Task requirements ▸ Look in the material below for the line with "What React, TypeScript" and the line with "150, 175, 200];", then set down exactly those two lines and all lines between, nothing more.
===== Records provided =====
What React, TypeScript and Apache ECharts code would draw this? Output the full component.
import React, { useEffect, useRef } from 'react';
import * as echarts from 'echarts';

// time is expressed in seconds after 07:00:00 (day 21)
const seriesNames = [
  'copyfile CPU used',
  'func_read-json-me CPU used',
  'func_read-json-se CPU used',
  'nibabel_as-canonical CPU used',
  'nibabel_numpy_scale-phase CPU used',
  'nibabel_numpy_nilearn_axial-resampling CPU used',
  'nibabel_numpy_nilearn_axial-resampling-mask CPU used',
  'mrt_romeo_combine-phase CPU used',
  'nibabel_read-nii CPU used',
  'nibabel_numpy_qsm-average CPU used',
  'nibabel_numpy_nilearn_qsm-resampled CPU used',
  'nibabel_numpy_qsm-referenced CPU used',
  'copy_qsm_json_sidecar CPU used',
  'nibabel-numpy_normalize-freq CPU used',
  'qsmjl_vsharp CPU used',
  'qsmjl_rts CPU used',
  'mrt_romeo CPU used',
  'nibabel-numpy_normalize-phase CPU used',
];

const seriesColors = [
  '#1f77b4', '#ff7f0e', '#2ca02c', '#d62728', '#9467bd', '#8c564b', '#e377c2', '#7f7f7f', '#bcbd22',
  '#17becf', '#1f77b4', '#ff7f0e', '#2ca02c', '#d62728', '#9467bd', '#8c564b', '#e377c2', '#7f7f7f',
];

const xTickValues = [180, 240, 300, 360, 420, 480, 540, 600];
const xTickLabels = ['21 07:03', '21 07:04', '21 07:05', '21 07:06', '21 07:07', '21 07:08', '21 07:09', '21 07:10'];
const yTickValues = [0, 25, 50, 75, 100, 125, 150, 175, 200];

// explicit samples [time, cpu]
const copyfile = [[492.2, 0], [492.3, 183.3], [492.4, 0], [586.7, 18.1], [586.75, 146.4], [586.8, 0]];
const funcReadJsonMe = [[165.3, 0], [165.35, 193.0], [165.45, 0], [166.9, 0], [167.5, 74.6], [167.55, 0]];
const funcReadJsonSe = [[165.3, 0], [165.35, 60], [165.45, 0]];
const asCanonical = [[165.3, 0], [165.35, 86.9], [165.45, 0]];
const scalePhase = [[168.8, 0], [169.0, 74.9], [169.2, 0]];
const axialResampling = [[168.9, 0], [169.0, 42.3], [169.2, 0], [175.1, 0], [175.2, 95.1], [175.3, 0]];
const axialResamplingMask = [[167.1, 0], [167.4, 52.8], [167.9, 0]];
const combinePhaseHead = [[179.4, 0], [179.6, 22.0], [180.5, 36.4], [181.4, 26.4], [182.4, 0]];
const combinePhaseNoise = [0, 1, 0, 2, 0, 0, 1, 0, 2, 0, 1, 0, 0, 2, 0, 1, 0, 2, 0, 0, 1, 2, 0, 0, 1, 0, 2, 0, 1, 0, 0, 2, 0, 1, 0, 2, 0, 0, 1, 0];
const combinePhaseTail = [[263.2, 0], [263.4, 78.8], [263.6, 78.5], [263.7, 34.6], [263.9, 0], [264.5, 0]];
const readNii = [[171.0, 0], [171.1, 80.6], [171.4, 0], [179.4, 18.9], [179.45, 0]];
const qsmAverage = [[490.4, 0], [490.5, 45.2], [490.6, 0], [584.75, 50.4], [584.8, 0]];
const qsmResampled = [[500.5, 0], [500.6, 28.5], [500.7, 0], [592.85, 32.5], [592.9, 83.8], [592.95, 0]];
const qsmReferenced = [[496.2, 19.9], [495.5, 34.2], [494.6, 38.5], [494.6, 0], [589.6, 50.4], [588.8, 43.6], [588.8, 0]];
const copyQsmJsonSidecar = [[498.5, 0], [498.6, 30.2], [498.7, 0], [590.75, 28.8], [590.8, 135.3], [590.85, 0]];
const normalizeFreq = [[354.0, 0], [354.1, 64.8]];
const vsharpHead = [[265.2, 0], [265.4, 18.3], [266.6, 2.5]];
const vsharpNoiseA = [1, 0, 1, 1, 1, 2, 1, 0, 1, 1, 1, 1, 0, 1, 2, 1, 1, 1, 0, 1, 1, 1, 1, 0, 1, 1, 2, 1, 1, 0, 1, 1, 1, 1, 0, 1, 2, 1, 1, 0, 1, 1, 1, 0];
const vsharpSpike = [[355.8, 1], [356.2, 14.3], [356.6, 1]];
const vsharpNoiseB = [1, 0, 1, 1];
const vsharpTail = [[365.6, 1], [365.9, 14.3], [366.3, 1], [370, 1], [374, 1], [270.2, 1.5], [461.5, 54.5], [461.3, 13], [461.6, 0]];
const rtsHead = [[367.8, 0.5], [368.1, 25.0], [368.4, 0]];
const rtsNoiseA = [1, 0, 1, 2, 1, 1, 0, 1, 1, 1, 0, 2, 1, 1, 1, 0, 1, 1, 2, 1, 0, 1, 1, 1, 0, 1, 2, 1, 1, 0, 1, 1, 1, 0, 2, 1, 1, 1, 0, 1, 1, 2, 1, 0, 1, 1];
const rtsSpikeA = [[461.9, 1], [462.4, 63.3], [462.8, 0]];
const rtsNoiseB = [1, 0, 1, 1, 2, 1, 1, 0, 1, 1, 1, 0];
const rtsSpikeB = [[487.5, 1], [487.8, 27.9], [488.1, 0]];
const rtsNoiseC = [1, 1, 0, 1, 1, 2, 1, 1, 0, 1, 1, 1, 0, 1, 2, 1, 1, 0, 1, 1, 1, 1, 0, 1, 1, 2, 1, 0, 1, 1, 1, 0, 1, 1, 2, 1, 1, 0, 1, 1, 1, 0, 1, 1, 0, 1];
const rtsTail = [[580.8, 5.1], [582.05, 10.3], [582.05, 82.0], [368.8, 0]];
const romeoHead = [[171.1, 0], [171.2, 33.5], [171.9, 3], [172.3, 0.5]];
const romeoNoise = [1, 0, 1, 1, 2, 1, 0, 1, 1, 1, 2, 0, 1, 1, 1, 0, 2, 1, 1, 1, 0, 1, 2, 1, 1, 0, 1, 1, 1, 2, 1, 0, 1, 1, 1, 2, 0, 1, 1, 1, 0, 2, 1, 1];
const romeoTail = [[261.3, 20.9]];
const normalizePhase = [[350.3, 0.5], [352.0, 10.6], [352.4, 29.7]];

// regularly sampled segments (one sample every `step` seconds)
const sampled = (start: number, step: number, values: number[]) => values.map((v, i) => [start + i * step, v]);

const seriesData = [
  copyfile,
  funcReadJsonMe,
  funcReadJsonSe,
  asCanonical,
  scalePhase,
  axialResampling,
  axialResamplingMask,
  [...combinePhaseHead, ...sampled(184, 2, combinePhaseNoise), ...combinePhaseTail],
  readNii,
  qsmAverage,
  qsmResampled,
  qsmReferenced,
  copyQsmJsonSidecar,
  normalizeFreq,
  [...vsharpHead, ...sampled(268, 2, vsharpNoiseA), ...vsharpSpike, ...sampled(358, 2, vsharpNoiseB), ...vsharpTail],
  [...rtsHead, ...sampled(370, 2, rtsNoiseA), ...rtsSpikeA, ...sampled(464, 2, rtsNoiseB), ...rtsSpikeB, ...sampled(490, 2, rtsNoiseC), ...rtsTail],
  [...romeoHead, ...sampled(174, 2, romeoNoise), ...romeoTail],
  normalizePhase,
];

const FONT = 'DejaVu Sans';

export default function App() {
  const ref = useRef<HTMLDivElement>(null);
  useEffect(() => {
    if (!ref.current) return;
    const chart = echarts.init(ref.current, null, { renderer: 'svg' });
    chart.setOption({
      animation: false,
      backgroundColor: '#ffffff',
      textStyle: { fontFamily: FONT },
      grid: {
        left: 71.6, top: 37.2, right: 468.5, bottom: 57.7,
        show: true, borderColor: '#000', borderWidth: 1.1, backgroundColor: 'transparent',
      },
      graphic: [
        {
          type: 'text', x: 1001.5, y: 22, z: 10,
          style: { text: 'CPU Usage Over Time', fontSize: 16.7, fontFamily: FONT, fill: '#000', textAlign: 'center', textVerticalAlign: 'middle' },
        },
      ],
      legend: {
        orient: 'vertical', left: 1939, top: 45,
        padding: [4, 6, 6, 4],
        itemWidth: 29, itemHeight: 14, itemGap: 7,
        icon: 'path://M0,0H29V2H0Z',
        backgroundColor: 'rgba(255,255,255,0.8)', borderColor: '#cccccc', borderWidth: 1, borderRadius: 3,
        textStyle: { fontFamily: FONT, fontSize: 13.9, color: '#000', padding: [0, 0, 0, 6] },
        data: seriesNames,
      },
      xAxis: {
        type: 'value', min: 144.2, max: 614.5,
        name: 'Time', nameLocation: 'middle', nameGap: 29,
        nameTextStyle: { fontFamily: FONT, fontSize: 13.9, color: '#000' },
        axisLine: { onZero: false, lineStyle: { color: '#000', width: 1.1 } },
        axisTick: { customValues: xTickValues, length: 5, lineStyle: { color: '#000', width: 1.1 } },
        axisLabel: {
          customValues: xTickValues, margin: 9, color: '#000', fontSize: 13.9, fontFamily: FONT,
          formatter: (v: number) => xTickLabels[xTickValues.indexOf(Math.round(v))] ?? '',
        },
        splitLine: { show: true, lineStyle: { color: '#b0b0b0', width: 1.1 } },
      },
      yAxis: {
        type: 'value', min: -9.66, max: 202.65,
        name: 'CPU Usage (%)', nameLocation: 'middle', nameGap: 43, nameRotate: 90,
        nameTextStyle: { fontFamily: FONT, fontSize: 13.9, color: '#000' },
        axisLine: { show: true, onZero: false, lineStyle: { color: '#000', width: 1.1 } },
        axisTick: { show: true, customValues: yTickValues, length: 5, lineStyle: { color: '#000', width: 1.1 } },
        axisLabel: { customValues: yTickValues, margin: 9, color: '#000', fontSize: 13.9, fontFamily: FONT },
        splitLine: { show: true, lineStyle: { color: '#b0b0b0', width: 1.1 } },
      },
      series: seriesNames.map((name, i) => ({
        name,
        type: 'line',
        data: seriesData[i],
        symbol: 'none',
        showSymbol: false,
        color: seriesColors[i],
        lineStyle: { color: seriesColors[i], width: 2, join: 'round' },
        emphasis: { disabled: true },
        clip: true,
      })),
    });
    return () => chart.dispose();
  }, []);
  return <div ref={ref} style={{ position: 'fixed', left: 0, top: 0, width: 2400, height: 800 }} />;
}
=====
===== Records provided =====
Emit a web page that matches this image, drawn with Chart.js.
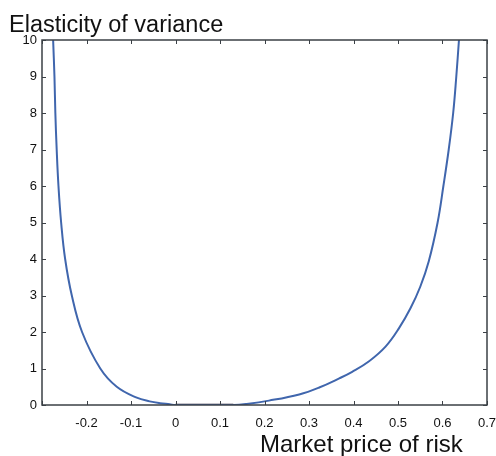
=====
Complete answer ▸
What React, TypeScript and Apache ECharts code would draw this? Output the full component.
import React, { useEffect, useRef } from 'react';
import * as echarts from 'echarts';

// time is expressed in seconds after 07:00:00 (day 21)
const seriesNames = [
  'copyfile CPU used',
  'func_read-json-me CPU used',
  'func_read-json-se CPU used',
  'nibabel_as-canonical CPU used',
  'nibabel_numpy_scale-phase CPU used',
  'nibabel_numpy_nilearn_axial-resampling CPU used',
  'nibabel_numpy_nilearn_axial-resampling-mask CPU used',
  'mrt_romeo_combine-phase CPU used',
  'nibabel_read-nii CPU used',
  'nibabel_numpy_qsm-average CPU used',
  'nibabel_numpy_nilearn_qsm-resampled CPU used',
  'nibabel_numpy_qsm-referenced CPU used',
  'copy_qsm_json_sidecar CPU used',
  'nibabel-numpy_normalize-freq CPU used',
  'qsmjl_vsharp CPU used',
  'qsmjl_rts CPU used',
  'mrt_romeo CPU used',
  'nibabel-numpy_normalize-phase CPU used',
];

const seriesColors = [
  '#1f77b4', '#ff7f0e', '#2ca02c', '#d62728', '#9467bd', '#8c564b', '#e377c2', '#7f7f7f', '#bcbd22',
  '#17becf', '#1f77b4', '#ff7f0e', '#2ca02c', '#d62728', '#9467bd', '#8c564b', '#e377c2', '#7f7f7f',
];

const xTickValues = [180, 240, 300, 360, 420, 480, 540, 600];
const xTickLabels = ['21 07:03', '21 07:04', '21 07:05', '21 07:06', '21 07:07', '21 07:08', '21 07:09', '21 07:10'];
const yTickValues = [0, 25, 50, 75, 100, 125, 150, 175, 200];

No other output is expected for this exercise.